▶ [Source excerpt]:
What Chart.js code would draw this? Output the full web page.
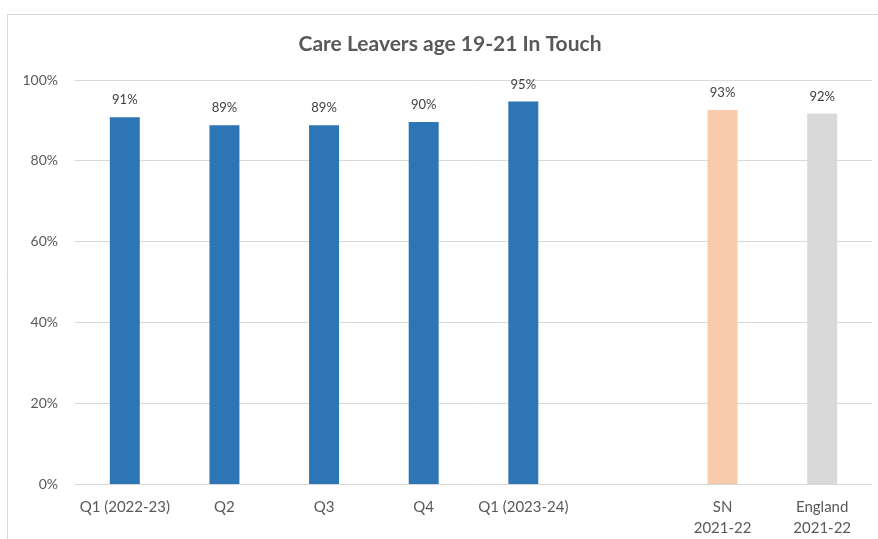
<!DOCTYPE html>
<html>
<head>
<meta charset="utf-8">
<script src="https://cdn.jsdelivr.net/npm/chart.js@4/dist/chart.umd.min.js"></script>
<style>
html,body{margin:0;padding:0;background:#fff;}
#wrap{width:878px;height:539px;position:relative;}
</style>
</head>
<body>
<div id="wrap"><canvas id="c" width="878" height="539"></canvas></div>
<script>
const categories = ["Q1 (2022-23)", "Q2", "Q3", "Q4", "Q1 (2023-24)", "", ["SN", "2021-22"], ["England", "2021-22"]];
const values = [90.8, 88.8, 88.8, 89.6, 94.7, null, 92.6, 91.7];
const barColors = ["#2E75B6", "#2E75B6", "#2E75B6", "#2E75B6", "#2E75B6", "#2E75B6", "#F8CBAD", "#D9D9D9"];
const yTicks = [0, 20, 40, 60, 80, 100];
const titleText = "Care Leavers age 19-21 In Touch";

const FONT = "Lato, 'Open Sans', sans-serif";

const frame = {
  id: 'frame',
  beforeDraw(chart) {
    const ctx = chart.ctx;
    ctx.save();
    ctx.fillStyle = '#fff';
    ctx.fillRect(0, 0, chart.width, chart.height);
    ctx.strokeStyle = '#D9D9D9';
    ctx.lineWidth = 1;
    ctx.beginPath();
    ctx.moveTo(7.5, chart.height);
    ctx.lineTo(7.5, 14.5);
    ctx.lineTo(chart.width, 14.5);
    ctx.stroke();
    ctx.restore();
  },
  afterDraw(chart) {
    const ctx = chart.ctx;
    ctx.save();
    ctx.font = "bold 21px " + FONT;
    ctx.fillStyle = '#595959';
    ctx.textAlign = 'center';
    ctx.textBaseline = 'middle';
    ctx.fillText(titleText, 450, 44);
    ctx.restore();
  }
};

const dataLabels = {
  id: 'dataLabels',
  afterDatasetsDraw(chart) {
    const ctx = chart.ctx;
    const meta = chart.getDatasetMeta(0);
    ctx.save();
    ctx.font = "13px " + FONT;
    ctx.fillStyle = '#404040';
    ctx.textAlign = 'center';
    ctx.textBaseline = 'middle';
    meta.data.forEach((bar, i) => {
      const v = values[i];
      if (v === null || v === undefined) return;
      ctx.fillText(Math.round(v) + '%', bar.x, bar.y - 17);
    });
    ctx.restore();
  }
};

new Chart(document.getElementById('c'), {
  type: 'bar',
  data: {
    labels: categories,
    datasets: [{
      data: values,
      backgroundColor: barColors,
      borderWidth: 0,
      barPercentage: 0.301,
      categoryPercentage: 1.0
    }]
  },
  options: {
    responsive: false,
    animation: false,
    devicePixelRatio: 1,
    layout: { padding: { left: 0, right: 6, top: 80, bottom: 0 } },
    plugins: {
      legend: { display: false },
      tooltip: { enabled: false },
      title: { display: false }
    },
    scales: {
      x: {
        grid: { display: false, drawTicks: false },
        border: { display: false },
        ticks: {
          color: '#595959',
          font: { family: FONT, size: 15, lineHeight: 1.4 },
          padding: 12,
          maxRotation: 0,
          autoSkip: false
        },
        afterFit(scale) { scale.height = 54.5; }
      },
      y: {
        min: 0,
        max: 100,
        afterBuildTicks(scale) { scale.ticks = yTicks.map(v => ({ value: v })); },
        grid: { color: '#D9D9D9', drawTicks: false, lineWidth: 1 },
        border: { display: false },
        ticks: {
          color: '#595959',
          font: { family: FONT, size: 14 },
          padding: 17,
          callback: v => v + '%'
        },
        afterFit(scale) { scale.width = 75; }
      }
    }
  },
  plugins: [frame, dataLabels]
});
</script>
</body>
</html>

▶ [What is required]: Set down the material exactly, every line of it, except for the pictures.

▶ [Task result]:
What Chart.js code would draw this? Output the full web page.
<!DOCTYPE html>
<html>
<head>
<meta charset="utf-8">
<script src="https://cdn.jsdelivr.net/npm/chart.js@4/dist/chart.umd.min.js"></script>
<style>
html,body{margin:0;padding:0;background:#fff;}
#wrap{width:878px;height:539px;position:relative;}
</style>
</head>
<body>
<div id="wrap"><canvas id="c" width="878" height="539"></canvas></div>
<script>
const categories = ["Q1 (2022-23)", "Q2", "Q3", "Q4", "Q1 (2023-24)", "", ["SN", "2021-22"], ["England", "2021-22"]];
const values = [90.8, 88.8, 88.8, 89.6, 94.7, null, 92.6, 91.7];
const barColors = ["#2E75B6", "#2E75B6", "#2E75B6", "#2E75B6", "#2E75B6", "#2E75B6", "#F8CBAD", "#D9D9D9"];
const yTicks = [0, 20, 40, 60, 80, 100];
const titleText = "Care Leavers age 19-21 In Touch";

const FONT = "Lato, 'Open Sans', sans-serif";

const frame = {
  id: 'frame',
  beforeDraw(chart) {
    const ctx = chart.ctx;
    ctx.save();
    ctx.fillStyle = '#fff';
    ctx.fillRect(0, 0, chart.width, chart.height);
    ctx.strokeStyle = '#D9D9D9';
    ctx.lineWidth = 1;
    ctx.beginPath();
    ctx.moveTo(7.5, chart.height);
    ctx.lineTo(7.5, 14.5);
    ctx.lineTo(chart.width, 14.5);
    ctx.stroke();
    ctx.restore();
  },
  afterDraw(chart) {
    const ctx = chart.ctx;
    ctx.save();
    ctx.font = "bold 21px " + FONT;
    ctx.fillStyle = '#595959';
    ctx.textAlign = 'center';
    ctx.textBaseline = 'middle';
    ctx.fillText(titleText, 450, 44);
    ctx.restore();
  }
};

const dataLabels = {
  id: 'dataLabels',
  afterDatasetsDraw(chart) {
    const ctx = chart.ctx;
    const meta = chart.getDatasetMeta(0);
    ctx.save();
    ctx.font = "13px " + FONT;
    ctx.fillStyle = '#404040';
    ctx.textAlign = 'center';
    ctx.textBaseline = 'middle';
    meta.data.forEach((bar, i) => {
      const v = values[i];
      if (v === null || v === undefined) return;
      ctx.fillText(Math.round(v) + '%', bar.x, bar.y - 17);
    });
    ctx.restore();
  }
};

new Chart(document.getElementById('c'), {
  type: 'bar',
  data: {
    labels: categories,
    datasets: [{
      data: values,
      backgroundColor: barColors,
      borderWidth: 0,
      barPercentage: 0.301,
      categoryPercentage: 1.0
    }]
  },
  options: {
    responsive: false,
    animation: false,
    devicePixelRatio: 1,
    layout: { padding: { left: 0, right: 6, top: 80, bottom: 0 } },
    plugins: {
      legend: { display: false },
      tooltip: { enabled: false },
      title: { display: false }
    },
    scales: {
      x: {
        grid: { display: false, drawTicks: false },
        border: { display: false },
        ticks: {
          color: '#595959',
          font: { family: FONT, size: 15, lineHeight: 1.4 },
          padding: 12,
          maxRotation: 0,
          autoSkip: false
        },
        afterFit(scale) { scale.height = 54.5; }
      },
      y: {
        min: 0,
        max: 100,
        afterBuildTicks(scale) { scale.ticks = yTicks.map(v => ({ value: v })); },
        grid: { color: '#D9D9D9', drawTicks: false, lineWidth: 1 },
        border: { display: false },
        ticks: {
          color: '#595959',
          font: { family: FONT, size: 14 },
          padding: 17,
          callback: v => v + '%'
        },
        afterFit(scale) { scale.width = 75; }
      }
    }
  },
  plugins: [frame, dataLabels]
});
</script>
</body>
</html>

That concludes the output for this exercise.